** BEGIN SOURCE RECORDS **

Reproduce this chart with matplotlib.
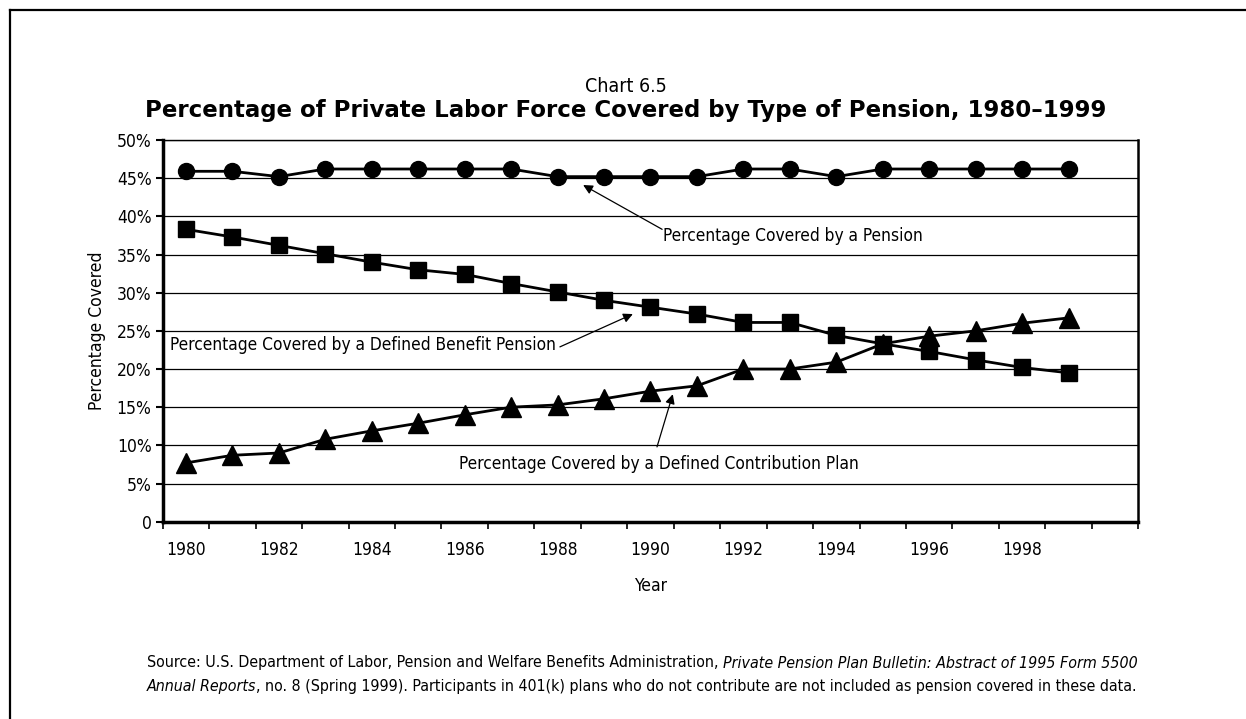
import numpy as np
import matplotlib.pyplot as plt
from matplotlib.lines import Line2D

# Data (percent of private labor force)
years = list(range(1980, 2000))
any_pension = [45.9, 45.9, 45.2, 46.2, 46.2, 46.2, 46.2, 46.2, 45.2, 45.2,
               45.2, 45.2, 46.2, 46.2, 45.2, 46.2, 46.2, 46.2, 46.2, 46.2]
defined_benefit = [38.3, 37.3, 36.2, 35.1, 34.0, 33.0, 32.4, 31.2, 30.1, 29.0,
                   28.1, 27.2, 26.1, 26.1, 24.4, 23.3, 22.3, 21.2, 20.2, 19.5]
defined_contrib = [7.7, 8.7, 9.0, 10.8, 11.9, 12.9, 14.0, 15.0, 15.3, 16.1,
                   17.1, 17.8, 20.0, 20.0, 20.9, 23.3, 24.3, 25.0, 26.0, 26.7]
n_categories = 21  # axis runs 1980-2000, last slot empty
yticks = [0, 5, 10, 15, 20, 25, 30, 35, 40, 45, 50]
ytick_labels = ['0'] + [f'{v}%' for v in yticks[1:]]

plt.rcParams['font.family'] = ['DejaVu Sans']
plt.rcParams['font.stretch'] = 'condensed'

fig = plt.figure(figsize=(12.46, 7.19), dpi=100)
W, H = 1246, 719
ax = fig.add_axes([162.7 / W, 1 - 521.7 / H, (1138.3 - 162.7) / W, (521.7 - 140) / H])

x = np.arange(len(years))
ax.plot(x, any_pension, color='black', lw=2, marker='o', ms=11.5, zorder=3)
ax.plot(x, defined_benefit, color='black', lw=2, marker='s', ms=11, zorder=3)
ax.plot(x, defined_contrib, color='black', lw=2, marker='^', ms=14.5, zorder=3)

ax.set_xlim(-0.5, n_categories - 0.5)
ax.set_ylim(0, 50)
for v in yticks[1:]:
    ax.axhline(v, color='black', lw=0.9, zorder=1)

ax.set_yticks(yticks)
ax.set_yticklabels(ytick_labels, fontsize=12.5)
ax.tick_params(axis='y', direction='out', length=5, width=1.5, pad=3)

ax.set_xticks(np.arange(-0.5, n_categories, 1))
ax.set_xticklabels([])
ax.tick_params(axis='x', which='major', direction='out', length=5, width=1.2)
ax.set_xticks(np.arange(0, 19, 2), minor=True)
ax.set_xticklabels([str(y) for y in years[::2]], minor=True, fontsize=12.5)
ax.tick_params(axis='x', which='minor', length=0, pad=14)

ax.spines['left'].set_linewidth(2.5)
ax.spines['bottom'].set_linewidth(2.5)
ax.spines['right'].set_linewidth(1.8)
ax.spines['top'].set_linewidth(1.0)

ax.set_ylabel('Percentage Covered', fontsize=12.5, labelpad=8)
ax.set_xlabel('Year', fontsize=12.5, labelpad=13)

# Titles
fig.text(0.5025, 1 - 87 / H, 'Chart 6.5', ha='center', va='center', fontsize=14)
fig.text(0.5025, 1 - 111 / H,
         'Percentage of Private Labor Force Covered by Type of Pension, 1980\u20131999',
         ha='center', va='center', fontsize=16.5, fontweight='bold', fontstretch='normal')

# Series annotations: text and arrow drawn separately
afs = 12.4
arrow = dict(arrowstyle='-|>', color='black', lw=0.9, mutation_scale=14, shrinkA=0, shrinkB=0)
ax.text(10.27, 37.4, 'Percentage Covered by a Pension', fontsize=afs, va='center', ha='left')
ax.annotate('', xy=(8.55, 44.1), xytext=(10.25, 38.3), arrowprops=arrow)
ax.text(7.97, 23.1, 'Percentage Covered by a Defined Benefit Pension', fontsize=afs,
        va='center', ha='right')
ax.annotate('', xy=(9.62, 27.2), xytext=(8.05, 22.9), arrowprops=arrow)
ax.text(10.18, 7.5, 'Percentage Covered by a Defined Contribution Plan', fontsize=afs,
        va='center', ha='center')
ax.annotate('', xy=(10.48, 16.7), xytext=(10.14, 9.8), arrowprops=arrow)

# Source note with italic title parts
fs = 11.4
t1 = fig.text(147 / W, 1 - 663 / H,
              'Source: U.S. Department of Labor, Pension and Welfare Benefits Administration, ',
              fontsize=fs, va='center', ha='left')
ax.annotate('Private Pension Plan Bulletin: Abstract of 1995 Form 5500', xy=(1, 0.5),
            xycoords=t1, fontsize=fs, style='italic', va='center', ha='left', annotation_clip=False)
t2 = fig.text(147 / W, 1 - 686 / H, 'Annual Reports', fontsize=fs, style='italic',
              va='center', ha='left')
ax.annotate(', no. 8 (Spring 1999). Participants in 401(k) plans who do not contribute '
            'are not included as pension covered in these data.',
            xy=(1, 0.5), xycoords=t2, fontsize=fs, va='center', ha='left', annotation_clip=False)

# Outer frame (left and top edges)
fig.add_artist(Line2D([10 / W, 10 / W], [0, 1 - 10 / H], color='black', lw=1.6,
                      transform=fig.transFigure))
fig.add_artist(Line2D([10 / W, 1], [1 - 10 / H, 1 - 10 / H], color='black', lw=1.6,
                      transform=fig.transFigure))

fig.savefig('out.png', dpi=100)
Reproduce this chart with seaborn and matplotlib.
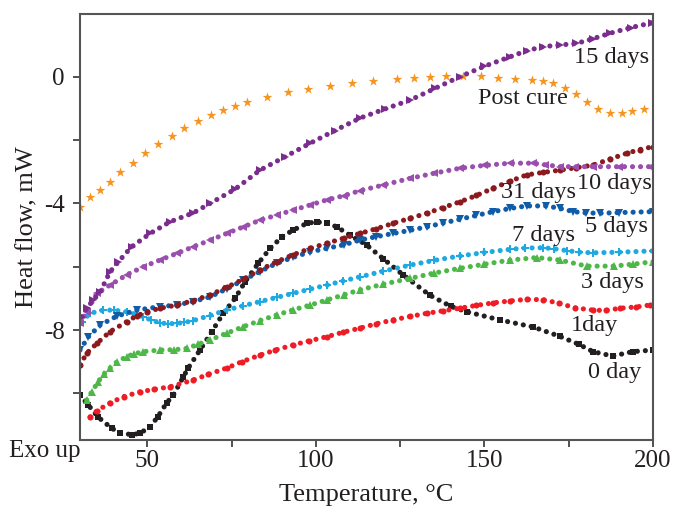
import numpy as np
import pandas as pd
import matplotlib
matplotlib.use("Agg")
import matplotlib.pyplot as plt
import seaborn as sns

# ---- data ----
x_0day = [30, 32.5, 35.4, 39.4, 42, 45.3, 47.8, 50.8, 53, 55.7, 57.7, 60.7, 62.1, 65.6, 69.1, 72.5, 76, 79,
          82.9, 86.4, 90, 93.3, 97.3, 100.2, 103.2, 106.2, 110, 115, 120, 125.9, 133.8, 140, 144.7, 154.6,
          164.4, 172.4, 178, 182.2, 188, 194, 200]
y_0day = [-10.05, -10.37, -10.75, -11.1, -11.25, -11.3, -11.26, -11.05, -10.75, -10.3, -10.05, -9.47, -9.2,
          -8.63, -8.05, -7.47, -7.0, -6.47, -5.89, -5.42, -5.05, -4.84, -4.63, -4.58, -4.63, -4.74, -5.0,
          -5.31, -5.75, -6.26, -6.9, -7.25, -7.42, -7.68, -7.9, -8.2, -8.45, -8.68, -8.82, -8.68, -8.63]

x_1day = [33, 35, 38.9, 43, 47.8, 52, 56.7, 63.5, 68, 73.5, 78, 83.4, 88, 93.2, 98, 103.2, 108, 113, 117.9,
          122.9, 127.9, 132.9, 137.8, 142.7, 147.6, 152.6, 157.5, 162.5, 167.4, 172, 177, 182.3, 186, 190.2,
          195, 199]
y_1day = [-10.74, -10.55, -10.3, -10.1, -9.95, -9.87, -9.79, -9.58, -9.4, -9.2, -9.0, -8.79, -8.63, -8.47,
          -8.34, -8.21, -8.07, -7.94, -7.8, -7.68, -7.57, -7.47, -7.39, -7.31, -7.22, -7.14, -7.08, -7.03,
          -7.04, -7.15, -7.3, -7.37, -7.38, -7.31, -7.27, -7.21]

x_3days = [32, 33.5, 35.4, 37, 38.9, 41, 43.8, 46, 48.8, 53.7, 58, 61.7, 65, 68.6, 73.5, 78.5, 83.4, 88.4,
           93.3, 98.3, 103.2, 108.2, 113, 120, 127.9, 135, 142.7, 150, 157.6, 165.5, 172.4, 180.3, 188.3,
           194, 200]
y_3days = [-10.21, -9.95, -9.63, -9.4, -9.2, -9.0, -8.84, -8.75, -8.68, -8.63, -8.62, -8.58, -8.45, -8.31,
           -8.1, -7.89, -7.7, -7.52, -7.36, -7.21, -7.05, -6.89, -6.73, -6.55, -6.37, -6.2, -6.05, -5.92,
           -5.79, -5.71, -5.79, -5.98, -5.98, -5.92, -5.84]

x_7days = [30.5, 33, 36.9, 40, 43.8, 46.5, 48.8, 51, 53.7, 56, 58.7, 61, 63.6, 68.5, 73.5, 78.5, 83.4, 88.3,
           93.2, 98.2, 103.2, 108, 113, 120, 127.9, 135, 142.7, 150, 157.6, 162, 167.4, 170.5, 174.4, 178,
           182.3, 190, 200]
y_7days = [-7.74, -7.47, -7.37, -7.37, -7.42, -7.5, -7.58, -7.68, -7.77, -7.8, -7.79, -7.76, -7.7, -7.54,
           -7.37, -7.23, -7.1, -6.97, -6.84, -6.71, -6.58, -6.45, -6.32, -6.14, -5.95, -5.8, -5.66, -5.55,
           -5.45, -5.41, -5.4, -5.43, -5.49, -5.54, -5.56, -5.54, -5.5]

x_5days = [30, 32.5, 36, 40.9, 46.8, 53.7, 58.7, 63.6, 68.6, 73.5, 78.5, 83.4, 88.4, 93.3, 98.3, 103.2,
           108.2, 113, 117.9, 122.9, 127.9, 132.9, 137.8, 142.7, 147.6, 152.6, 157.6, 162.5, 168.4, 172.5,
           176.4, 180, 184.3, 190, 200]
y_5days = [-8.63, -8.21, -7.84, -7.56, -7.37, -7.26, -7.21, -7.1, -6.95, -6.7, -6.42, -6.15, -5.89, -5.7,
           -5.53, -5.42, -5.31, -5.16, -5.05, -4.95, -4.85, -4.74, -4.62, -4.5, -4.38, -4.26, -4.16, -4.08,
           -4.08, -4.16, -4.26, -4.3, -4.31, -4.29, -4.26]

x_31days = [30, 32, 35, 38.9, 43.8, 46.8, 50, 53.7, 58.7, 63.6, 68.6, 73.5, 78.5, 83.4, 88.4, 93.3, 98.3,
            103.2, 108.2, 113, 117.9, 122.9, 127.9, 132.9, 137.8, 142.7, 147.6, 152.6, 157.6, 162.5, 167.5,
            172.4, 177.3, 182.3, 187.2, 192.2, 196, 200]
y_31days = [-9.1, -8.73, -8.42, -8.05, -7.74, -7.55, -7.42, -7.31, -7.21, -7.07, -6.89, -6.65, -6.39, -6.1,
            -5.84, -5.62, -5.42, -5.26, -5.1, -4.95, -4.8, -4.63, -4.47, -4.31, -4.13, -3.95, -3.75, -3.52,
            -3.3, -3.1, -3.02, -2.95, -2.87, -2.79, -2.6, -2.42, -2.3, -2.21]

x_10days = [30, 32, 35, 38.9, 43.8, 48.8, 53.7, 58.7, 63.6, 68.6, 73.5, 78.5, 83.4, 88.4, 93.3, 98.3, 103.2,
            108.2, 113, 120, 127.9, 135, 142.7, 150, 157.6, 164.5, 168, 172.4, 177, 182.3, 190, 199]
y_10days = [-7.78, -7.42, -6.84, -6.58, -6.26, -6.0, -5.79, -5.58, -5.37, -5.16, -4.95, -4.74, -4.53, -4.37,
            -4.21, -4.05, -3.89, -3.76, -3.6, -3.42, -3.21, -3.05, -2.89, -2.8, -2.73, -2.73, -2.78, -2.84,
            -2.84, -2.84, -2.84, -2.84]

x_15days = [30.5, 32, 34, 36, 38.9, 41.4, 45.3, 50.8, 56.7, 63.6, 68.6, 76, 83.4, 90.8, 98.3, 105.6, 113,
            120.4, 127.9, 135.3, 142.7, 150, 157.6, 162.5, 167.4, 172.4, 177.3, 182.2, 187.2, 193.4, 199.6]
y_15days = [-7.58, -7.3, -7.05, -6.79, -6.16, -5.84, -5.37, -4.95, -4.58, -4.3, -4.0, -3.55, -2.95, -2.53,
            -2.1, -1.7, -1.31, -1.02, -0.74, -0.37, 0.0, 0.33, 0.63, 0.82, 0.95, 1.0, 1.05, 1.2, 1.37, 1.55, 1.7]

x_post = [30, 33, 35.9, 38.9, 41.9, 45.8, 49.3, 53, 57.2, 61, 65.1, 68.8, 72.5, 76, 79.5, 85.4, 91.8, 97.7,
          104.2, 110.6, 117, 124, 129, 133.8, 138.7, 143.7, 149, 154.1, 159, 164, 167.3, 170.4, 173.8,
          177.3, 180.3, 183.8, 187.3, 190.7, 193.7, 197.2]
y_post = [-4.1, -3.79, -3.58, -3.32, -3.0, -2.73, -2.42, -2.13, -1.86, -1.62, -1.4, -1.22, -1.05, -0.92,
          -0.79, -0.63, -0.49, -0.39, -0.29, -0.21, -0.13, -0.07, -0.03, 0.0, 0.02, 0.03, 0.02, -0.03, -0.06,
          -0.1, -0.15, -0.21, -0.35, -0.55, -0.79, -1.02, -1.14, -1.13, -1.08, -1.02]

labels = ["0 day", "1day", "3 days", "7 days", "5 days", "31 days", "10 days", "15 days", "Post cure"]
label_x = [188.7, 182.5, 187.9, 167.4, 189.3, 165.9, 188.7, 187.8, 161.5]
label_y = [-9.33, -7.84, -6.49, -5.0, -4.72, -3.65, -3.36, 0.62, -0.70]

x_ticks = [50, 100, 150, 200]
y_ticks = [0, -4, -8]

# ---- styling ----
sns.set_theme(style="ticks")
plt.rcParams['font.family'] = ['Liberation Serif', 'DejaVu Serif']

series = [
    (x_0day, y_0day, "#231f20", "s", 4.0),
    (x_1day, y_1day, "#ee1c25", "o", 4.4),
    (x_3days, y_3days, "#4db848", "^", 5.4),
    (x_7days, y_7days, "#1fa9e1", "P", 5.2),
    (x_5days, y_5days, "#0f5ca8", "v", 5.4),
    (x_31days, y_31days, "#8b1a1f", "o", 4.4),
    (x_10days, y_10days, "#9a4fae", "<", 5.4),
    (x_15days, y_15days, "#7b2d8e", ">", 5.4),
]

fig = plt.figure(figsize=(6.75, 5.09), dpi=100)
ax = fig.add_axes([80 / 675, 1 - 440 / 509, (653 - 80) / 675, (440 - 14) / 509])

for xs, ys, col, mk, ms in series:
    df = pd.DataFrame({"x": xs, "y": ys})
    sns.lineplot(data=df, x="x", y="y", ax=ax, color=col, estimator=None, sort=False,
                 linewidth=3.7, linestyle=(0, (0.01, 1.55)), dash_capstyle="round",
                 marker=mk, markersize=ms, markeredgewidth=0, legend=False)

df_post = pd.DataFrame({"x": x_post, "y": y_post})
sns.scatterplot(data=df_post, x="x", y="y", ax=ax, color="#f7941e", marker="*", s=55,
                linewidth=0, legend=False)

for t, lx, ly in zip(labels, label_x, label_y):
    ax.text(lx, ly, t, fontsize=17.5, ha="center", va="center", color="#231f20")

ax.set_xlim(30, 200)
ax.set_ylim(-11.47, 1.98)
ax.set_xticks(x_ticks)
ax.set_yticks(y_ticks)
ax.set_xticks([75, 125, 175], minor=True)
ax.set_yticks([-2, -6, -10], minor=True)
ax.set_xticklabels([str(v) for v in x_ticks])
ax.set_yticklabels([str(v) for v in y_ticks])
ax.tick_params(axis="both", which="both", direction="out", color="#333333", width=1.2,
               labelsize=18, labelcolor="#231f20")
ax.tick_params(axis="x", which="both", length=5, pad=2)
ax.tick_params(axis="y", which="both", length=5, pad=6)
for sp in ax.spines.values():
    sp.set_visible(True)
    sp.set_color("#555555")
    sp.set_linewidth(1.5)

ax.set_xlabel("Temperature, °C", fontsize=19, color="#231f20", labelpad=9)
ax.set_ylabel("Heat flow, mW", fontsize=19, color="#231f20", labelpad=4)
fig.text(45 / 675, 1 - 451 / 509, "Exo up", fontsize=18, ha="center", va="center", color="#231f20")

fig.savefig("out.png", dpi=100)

** END SOURCE RECORDS **

• **DIRECTIONS FOR THIS TASK**
For the material above, give again only the lines starting at the line that contains "Reproduce this chart with seaborn" and ending at the line that contains "import seaborn as sns". Pictures do not belong in the copy.

• **RESULT FOR THIS TASK**
Reproduce this chart with seaborn and matplotlib.
import numpy as np
import pandas as pd
import matplotlib
matplotlib.use("Agg")
import matplotlib.pyplot as plt
import seaborn as sns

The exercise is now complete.